The method is a key element. The one-day install works superbly for both installer and customer. “The more times you have to go back to the customer’s house, the more chances you have to make a mistake,” Gottlieb says jokingly. “What really defines how you do as a business is the timeframe between when you sell it and when you build it. The shorter that time is, the more successful you are.”  The one-day install is easy to schedule with customers because there is so little downtime on the bathroom, they don’t need to rearrange their lives around the job. 

“Customers love it,” explains Gottlieb. “Through the lens of the customer, they’ve been looking at an ugly bath for years, they’re frustrated with a tub that’s hard for them to get into, they’ve been feeling helpless and hopeless. We get in at 7:30 in the morning, and by 4:30, they’re looking at a brand new bath. They love coming home from work to a new bath.” 

That customer experience is one of the lynchpins of Gottlieb's success, and the essence of the experience is efficiency. “I have two master plumbers that work for me full-time," he says. "Everything we do revolves around increasing that efficiency, so we can be in and out of [the homeowner's] hair in one day.”
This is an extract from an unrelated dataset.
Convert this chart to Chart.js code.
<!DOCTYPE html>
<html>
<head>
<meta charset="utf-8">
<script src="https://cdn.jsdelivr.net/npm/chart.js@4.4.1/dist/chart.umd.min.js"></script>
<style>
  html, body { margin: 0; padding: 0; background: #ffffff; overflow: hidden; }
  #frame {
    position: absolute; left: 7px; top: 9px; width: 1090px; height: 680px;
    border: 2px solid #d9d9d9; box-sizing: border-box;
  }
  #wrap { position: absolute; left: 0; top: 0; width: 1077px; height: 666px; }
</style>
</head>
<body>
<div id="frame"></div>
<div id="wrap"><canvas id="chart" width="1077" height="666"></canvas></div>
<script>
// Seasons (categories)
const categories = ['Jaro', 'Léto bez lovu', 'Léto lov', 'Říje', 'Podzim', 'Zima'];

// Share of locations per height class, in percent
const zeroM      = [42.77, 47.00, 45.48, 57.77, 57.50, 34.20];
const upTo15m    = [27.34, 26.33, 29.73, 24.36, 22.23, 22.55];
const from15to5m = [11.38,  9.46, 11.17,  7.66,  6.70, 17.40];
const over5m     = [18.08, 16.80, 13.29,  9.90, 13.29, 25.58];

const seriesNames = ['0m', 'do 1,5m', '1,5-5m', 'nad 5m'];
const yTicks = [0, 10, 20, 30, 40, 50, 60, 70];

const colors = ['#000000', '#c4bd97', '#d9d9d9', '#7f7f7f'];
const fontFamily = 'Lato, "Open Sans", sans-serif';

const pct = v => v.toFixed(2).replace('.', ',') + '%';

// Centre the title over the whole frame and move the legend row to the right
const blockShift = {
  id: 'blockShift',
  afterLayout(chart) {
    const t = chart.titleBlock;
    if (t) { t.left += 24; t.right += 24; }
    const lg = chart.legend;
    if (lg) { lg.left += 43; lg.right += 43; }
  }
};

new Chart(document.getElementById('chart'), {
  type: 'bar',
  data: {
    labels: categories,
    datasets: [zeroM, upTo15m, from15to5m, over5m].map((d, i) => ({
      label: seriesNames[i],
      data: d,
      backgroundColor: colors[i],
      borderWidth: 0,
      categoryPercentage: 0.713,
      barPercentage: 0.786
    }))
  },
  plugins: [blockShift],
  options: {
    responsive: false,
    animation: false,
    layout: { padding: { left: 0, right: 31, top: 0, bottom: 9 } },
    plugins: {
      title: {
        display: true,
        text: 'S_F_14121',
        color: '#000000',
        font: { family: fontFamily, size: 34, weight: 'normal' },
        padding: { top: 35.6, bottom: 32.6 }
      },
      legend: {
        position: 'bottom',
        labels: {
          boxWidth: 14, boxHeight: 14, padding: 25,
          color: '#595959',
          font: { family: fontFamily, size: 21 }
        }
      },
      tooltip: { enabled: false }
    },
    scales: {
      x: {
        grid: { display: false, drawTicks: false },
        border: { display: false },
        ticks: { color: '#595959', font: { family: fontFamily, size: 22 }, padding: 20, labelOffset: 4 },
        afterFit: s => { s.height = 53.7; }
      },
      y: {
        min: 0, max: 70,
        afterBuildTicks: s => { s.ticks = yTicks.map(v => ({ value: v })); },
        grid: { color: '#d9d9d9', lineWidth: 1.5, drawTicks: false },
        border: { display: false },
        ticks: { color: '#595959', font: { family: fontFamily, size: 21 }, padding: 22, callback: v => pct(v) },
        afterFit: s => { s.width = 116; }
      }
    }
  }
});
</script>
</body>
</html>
The other key element is the right materials. “You’ve got to have the right manufacturing partner. If they don’t have the right materials, the wheels fall off," Gottlieb says. "That’s where Liners Direct really, really came into play for me. They have such a selection of materials, an assortment of colors, textures, patterns, we can go into any home and the customer can find something they can fall in love with. They have an iPad app that’s really slick. We can design on the iPad and the customer can see it before we start building it.”

Gottlieb also credits Liners Direct with providing him with top-notch support. “Their insight into one-day installs, into what to sell and not to sell, their lead generation, it’s brilliant. They are brilliant,“ he says.

Machines means having the right equipment—tools, trucks, etc.—for the specific work you’re doing. You can’t achieve efficiency with machines that don’t facilitiate it. For example, Gottlieb uses a tall, skinny truck called a Sprinter, from Mercedes-Benz, so he can get in and out of driveways easily and quickly.

Manpower is having a large enough team, and the right team, to grow the business and to sell the product quickly. “I have a hell of a salesforce and a hell of an installation team,” he boasts. How did Gottlieb attract such a great team?  It has to do with his marketing technique.

The unspoken fifth “M” for Gottlieb is his unusual marketing approach. His business is doing more than 100 projects per month, all within about 90 minutes of his office. A big piece of his marketing—25 percent, in fact—is community involvement. Baths For Less gives away a free bathroom remodel to a disabled veteran once a month. People with disabilities often have a great deal of difficulty getting into or out of the conventional bathtub found in most homes; they need a walk-in or roll-in arrangement. A bathroom remodel makes a major difference in their lives.

Liners Direct is also Gottlieb's partner in this pro bono work. It donates the materials for all the free baths.

Not only that, but Baths For Less does it by ambush. It invites the vet out for some nice event, then sneaks into the house to remodel the bath. For example, there was a hockey game on November 14 that was being attended by a lot of veterans. Baths For Less invited a disabled Iraq War vet who had contracted MS and was confined to a wheelchair. They brought him out on the ice to thank him for his service, and then surprised him by displaying his new bath on the Jumbotron.

Gottlieb is not shy about getting publicity for these good works … but why should he be? “The community enjoys it, our employees enjoy it, and the person in the community who got it certainly enjoys that. It's good for the picture of our business.”   

He doesn't need to recruit new staffers, because he has a reputation that brings top people to him. “We’re considered one of the best places in Wisconsin to work because we don’t offer jobs, we offer career paths.” And his employees love doing the free bath installs.

Brian Gottlieb started Tundraland Home Improvements in 2009. He credits his success to the Four M’s: Manpower, Method, Material, and Machine.